En önemli kendini koruyucu unsuru; oynanan oyunların tamamının bir set üzerine kurgulanması ve buna uygun hücum ve savunma ayrıcalıklarının stratejik olarak oluşturulmasıdır.

İşte bu noktada ortaya çıkan ayrıcalık; bilen kişilerin yorum yapma zorunluluğudur.

Yani; Erman Toroğlu, Sinan Engin, Ahmet Çakar ve Rıdvan Dilmen yok.

Olayın güzelliğine bakar mısınız!

Ve Aziz Yıldırım tribünde!

Çünkü bilmiyorlar.

Aslında futbolda da yetersizliklere rağmen, geçerli olan bir ‘tür’ cesaretle konuşuyorlar.

Obradovic kendi işiyle baş başa, kimseyle uğraşıp enerjisini boşa harcamıyor.

Yukarıda saydıklarım isteseler de eleştiremezler, çünkü basketbolu bilmiyorlar, isteseler de öğrenemezler, buna katlanacak ne donanımları ve ne de zamanları var. Olayın güzelliği burada da devam ediyor.

Haliyle Obradovic kendi kaderinin efendisi.

Biz ise futboldaki ilişkilerinden dolayı onların kaderinin esiri oluyoruz.

Şansız olan biziz.

Ayrıca; Obradovic oyuncu olarak da hem olimpiyatlarda hem de dünya şampiyonalarında madalyalar kazanmış ciddi kariyere de sahip.

Hiçbir şekilde yöresel bir figür olarak kalmamış. Aksine evrensel bir figür olarak hem sporcu, hem antrenör olarak kariyerini sürdürmüş.

Fenerbahçe’nin Final-Four turnuvasını kazanma şansı o yüzden var.

Kariyer ciddi emek harcanarak kazanılır.
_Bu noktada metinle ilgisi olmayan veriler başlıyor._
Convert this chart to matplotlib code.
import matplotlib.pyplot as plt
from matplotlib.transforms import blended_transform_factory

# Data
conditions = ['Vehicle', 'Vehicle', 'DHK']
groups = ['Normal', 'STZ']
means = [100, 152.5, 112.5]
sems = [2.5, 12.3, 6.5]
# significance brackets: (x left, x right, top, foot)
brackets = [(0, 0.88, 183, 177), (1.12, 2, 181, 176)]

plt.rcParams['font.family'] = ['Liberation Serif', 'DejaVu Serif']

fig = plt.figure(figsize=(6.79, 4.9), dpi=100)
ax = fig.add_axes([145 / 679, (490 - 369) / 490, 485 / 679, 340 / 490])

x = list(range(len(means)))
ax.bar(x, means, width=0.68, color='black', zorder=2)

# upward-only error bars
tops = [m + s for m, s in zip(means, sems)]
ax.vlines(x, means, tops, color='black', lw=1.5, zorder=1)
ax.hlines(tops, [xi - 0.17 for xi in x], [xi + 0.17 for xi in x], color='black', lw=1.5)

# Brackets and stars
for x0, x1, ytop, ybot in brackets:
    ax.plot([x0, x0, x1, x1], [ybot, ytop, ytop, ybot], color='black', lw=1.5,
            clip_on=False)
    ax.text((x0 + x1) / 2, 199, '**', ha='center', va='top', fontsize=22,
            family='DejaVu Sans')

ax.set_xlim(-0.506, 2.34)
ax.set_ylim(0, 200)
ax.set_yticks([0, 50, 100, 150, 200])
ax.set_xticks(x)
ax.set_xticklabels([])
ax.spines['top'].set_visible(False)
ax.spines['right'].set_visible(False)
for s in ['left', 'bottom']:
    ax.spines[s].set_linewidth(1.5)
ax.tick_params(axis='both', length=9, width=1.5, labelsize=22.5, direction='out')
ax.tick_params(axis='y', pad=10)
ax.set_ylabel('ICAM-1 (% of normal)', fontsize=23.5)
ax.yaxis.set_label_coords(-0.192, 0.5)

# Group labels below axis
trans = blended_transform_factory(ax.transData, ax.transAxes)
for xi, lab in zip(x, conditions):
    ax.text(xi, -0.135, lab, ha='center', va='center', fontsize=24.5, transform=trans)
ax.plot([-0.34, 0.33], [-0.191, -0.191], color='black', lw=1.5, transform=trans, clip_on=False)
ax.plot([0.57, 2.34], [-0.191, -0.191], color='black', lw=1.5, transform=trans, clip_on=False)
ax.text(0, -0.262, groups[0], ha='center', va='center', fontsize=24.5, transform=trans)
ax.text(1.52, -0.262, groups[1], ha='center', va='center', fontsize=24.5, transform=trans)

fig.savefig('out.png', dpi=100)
Hiçbir şekilde dış etki sayesinde kariyer elde edip kalıcı olmak mümkün olamaz.

Sürdürebilir başarının donanımlarına sahip değilseniz, ister araya sponsorlar girsin(!), ister ülke liderleri(!) girsin kalıcı kariyer elde etmek mümkün olmaz.

Obradovic önümüzde çok iyi bir örnek.

Sessiz, sakin ve kendinden emin bir yalnızlığa sahip.
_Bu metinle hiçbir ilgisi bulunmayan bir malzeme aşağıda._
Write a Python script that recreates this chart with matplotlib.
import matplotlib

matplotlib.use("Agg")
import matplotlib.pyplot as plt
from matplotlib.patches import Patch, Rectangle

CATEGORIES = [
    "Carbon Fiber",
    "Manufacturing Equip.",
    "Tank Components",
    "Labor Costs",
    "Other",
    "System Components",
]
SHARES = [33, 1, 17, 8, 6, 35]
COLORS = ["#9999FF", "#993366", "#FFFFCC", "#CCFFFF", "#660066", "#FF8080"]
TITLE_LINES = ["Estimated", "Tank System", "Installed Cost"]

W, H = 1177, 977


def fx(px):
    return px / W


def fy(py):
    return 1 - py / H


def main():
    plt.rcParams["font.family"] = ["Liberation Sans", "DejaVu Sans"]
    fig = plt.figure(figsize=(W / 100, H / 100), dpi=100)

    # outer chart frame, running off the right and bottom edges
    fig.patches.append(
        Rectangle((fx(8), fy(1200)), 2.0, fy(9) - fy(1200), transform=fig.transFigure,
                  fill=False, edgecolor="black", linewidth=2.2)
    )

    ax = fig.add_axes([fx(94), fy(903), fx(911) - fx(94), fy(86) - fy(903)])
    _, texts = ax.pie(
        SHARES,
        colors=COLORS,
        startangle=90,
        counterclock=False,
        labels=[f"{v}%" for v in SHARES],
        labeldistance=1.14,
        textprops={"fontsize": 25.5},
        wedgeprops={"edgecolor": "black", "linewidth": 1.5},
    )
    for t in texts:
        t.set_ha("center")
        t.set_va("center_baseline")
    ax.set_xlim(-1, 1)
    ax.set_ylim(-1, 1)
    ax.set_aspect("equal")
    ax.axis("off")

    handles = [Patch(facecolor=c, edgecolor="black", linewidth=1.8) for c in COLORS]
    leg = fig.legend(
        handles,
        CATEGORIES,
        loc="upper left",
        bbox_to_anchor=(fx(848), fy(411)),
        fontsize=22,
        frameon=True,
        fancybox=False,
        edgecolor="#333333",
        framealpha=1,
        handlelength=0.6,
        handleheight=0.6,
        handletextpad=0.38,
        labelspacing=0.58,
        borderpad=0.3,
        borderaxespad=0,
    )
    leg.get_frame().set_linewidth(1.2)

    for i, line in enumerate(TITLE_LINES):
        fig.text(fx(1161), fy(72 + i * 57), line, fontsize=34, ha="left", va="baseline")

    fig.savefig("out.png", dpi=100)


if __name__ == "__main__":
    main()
O hayatı boyunca; yalnızlığın içini doldurma kaygısı ve başarılı olma gerekliliği sonucu da başarıya ulaştı.

Diğer önemli mesajı; kimsenin işine karışılmaması ve işine saygı duyulması gerekliliğidir. Hele hele antrenörlük gibi tüm değişkenlikleri iyi inceleyip analiz yapılması gereken bir mesleğe asala karışılmaması gerekliliğidir.

Herkes haddini bilmek zorunda; bu kötü niyetli bir beklenti değil, bu olması gerekene ulaşmak ve başarıyı, istikrarı yakalamak için bir işbirliği ve iş bölümüdür.

Bizim sıkıntımız bu noktalar.

Hiç kimse bilgi eksikliğinden dolayı kendini aşamadığı için ve bunu kabul edemediği için, karşı tarafı tırmalayarak ego tatminin peşinde.

Sporun evrensel yapısı yöresel beklentilere ve bunu sağlayan alt kültür başlıklarının uygulanmasına uygun değildir ve her zaman reddeder.

Obradovic bizim için çok iyi bir analiz figürü.

Başta Azizi Yıldırım olmak üzere herkesin kendisine alacağı bir pay var.

Yoksa var olan hüsranlara devam etmek zorundayız.